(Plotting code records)

☆ ☆ ☆

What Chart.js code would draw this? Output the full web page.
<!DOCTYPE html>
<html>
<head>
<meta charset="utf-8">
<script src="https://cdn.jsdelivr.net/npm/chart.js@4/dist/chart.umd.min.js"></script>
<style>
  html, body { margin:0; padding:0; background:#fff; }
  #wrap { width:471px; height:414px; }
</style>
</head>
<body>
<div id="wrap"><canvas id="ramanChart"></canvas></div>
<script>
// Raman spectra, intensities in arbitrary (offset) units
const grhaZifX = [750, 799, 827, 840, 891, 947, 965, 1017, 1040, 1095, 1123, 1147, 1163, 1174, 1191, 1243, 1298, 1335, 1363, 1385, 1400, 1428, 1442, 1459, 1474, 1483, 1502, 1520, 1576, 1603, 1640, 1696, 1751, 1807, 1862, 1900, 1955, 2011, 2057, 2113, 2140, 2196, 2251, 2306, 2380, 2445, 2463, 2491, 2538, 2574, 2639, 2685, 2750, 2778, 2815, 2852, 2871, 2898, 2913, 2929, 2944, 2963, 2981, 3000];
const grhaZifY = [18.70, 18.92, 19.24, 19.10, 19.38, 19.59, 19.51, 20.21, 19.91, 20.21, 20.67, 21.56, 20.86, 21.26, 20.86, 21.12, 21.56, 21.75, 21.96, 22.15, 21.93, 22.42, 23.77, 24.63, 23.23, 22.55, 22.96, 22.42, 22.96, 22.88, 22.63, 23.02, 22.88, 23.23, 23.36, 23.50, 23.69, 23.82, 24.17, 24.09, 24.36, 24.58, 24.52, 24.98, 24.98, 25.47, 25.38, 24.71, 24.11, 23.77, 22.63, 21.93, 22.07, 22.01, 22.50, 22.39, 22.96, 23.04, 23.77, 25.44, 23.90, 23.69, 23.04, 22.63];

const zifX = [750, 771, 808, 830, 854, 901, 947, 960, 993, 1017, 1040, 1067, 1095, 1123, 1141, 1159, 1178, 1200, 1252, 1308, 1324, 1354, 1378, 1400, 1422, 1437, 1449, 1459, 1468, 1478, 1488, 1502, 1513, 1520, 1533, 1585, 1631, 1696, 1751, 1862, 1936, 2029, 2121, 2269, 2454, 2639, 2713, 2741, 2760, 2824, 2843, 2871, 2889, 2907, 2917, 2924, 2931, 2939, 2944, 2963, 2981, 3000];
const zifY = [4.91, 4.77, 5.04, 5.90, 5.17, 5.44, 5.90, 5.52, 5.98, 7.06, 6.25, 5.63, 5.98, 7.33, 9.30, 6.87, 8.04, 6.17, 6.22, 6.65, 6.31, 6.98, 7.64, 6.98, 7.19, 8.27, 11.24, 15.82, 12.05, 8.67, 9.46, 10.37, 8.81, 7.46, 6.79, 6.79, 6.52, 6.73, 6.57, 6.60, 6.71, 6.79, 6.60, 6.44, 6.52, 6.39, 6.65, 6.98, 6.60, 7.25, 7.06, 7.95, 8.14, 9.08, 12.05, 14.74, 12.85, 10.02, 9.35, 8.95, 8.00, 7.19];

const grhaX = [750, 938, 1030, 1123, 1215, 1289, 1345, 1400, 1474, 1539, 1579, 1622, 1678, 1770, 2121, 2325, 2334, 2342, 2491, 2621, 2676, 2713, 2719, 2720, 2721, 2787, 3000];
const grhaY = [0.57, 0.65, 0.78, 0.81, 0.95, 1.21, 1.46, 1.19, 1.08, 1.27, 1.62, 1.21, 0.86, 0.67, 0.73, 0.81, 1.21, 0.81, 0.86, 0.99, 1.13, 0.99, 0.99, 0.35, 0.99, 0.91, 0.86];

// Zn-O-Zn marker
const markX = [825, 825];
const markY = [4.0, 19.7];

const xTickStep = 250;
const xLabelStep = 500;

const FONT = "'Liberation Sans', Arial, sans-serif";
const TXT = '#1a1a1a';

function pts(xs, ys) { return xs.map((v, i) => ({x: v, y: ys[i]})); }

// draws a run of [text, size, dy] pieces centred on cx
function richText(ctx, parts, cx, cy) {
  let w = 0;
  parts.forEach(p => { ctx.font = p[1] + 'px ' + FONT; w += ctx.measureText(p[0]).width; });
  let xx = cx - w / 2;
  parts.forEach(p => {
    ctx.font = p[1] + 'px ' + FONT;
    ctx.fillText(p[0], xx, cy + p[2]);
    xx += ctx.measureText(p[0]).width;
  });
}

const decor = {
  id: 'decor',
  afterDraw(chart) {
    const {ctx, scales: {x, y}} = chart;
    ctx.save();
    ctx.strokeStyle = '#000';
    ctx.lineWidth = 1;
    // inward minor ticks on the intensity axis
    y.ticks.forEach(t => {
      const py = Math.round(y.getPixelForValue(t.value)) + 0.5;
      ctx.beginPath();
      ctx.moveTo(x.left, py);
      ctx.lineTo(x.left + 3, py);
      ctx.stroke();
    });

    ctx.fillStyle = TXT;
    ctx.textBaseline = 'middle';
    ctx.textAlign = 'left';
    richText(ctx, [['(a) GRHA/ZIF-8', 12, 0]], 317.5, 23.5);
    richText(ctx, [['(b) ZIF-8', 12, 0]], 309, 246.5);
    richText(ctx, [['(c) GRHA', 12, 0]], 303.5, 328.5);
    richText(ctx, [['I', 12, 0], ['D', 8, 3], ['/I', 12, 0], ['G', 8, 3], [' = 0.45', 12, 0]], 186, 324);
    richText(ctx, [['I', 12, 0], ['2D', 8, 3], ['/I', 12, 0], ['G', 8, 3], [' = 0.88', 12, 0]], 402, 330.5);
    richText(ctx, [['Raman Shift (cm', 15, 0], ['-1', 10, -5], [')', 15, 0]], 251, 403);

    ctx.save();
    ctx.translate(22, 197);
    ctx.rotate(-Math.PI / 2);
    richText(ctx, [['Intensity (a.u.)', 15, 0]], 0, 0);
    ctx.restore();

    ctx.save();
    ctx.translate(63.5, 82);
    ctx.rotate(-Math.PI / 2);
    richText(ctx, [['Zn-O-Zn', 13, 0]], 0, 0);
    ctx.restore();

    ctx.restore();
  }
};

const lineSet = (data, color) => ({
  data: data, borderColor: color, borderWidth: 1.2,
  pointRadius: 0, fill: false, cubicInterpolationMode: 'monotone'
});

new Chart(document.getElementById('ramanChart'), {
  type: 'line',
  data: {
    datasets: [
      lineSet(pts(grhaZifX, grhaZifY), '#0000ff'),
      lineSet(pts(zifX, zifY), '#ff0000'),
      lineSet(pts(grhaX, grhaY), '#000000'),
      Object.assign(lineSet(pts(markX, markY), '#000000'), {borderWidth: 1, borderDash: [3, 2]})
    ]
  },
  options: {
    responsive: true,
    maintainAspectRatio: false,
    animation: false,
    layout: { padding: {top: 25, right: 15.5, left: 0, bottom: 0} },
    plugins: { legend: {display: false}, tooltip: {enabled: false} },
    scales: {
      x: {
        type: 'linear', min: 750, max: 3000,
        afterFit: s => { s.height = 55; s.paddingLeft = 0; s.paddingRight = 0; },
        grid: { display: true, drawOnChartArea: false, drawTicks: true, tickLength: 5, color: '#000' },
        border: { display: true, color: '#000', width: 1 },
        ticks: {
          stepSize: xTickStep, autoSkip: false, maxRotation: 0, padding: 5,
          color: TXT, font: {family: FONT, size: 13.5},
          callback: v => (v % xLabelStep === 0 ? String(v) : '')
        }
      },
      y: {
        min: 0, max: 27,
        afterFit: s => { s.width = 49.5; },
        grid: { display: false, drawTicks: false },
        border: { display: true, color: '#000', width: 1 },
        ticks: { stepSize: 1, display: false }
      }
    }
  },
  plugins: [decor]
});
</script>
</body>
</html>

☆ ☆ ☆

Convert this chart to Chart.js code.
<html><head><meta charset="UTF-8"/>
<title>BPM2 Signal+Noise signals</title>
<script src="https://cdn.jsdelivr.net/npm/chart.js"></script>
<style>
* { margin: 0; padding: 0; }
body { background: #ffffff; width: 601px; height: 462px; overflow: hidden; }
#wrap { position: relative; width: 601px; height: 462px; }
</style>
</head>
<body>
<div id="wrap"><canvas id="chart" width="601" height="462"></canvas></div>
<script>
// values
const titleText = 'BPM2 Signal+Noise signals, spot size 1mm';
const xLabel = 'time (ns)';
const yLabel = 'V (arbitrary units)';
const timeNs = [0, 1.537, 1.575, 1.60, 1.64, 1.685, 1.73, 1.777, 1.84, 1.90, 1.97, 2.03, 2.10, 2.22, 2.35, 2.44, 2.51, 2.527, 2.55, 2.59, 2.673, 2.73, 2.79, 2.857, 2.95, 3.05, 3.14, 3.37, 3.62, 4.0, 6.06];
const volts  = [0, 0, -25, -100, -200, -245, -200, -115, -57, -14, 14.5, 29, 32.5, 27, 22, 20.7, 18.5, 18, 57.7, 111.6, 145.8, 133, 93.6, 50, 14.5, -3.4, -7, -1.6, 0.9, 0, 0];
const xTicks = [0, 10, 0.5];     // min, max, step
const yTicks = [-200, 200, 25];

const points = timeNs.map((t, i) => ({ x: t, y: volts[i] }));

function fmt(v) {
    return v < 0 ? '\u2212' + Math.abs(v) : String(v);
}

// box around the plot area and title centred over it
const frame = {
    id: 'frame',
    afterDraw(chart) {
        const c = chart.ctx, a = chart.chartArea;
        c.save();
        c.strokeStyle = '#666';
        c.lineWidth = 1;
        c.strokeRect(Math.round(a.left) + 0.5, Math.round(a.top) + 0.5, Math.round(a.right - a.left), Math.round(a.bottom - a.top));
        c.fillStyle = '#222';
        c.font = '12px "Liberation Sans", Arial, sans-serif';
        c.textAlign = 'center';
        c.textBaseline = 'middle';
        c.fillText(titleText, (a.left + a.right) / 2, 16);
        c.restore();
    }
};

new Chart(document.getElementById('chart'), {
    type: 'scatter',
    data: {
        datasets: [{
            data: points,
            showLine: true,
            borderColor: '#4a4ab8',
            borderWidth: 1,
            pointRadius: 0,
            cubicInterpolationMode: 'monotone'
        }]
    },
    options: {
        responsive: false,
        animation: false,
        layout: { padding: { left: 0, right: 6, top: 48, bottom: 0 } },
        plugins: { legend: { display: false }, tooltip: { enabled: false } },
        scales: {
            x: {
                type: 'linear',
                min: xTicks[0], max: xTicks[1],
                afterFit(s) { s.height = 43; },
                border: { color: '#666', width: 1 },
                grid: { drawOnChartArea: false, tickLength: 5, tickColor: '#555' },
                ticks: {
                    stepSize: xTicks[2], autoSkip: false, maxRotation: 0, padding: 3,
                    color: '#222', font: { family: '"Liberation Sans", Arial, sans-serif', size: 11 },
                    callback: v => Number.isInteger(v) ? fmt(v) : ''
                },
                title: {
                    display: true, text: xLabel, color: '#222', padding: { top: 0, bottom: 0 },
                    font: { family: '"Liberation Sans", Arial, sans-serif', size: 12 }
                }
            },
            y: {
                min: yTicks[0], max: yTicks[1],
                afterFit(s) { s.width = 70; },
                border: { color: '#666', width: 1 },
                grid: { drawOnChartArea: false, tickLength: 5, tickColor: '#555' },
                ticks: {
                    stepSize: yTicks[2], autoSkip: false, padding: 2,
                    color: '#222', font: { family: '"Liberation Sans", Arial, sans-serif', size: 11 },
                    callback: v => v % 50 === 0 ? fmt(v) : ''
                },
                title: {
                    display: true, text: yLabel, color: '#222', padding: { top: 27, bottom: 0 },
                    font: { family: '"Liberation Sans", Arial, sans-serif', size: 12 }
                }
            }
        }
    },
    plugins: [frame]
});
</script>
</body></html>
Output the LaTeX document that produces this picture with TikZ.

☆ ☆ ☆

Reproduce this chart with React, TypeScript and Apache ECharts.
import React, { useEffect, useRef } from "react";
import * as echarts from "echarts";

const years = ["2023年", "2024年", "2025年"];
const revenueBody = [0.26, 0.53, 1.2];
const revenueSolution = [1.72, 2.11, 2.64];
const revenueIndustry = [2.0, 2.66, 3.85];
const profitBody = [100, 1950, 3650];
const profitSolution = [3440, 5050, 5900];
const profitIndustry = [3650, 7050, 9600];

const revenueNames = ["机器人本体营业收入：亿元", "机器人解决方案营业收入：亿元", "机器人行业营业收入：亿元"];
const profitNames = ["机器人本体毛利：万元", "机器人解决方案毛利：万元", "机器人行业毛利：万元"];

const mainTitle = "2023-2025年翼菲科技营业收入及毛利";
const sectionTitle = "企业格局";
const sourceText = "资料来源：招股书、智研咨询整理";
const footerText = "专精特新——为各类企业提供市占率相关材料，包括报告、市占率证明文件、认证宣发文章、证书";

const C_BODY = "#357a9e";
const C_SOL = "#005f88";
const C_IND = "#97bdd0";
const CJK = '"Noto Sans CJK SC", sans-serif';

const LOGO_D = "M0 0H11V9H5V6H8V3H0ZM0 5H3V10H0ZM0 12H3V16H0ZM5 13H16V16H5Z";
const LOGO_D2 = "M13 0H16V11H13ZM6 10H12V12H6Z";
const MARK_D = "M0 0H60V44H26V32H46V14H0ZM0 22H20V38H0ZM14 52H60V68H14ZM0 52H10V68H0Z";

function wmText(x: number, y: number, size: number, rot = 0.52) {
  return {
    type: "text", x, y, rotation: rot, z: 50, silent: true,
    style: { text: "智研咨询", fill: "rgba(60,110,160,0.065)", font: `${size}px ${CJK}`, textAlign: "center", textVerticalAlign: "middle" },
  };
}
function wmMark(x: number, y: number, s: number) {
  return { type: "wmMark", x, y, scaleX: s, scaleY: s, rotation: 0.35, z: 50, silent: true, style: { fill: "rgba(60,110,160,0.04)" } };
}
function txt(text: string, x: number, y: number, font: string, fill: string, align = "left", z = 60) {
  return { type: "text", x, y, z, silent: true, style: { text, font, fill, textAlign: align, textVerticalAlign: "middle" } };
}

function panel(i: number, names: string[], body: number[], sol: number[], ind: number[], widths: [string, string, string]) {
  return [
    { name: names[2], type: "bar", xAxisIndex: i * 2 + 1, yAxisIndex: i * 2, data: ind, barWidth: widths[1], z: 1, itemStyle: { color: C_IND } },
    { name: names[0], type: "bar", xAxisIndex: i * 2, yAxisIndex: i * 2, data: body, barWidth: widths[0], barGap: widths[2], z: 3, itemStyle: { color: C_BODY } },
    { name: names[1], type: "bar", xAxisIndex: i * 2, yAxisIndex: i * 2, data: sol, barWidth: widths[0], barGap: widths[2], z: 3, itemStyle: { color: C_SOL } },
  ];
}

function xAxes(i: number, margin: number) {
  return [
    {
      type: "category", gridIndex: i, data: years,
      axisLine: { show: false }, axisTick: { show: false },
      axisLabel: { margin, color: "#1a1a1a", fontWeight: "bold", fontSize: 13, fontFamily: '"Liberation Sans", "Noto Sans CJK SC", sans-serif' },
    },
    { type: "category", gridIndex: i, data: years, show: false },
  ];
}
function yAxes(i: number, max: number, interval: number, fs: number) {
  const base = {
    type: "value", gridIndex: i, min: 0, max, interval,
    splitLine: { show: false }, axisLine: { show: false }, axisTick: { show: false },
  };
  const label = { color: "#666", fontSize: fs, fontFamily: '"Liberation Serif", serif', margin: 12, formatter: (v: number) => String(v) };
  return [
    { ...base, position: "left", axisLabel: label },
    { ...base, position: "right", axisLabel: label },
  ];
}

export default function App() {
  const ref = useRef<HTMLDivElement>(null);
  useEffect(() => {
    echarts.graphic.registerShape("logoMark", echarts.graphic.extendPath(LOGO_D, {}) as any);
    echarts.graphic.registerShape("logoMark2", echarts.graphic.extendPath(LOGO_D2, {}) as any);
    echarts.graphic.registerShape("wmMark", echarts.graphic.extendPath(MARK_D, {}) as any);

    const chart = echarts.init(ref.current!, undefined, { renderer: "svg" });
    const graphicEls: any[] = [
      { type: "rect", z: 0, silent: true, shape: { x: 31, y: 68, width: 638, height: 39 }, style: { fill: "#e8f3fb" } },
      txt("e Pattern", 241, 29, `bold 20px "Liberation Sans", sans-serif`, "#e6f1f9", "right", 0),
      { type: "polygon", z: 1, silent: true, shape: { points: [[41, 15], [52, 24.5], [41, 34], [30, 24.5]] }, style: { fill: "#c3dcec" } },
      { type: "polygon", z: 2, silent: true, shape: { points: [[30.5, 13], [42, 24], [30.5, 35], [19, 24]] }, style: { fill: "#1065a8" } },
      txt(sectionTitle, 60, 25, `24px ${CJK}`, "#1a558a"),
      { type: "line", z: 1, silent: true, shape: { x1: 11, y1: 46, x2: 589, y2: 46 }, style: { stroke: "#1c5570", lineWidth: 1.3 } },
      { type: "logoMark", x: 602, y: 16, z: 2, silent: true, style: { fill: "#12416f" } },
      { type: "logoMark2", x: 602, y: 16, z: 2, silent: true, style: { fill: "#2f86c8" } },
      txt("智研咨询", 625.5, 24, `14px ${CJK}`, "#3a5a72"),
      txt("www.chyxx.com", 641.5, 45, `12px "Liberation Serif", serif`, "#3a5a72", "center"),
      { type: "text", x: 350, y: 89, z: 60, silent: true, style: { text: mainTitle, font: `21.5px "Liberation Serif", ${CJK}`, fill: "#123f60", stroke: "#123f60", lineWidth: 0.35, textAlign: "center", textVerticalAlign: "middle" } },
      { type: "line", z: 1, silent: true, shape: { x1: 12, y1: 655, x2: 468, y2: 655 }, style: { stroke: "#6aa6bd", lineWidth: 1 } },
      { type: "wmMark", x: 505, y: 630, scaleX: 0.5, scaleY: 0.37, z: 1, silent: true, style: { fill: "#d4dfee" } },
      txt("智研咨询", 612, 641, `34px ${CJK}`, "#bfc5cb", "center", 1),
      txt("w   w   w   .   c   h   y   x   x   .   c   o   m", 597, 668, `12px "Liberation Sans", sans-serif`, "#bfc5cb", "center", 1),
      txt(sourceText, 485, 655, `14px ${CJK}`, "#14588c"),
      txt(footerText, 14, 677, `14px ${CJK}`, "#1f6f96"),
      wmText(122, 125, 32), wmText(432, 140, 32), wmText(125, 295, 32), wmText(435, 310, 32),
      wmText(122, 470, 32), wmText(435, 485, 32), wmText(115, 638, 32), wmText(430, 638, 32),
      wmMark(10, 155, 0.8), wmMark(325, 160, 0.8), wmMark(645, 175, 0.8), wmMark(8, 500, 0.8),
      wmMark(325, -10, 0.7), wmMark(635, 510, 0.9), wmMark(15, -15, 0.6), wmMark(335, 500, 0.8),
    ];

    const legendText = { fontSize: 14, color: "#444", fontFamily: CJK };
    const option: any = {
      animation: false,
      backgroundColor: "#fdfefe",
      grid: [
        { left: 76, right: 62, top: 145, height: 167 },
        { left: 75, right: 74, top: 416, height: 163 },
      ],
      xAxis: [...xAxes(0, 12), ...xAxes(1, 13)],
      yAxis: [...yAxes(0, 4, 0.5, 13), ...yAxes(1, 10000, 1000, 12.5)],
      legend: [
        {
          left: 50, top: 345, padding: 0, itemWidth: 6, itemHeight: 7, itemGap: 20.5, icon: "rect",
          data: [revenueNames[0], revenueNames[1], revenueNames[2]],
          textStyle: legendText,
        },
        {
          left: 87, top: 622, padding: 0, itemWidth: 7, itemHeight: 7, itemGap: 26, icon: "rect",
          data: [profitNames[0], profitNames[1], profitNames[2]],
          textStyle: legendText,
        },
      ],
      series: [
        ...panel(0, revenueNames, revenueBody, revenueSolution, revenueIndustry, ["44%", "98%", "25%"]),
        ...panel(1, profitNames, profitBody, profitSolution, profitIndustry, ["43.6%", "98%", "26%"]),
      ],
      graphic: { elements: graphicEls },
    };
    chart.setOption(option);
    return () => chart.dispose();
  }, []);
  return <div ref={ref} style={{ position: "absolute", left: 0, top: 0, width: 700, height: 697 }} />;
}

☆ ☆ ☆

- [What is needed]: Give back exactly the stretch that opens on the line with "Reproduce this chart" and closes on the line with "import * as".

- [Solution to this task]:
Reproduce this chart with React, TypeScript and Apache ECharts.
import React, { useEffect, useRef } from "react";
import * as echarts from "echarts";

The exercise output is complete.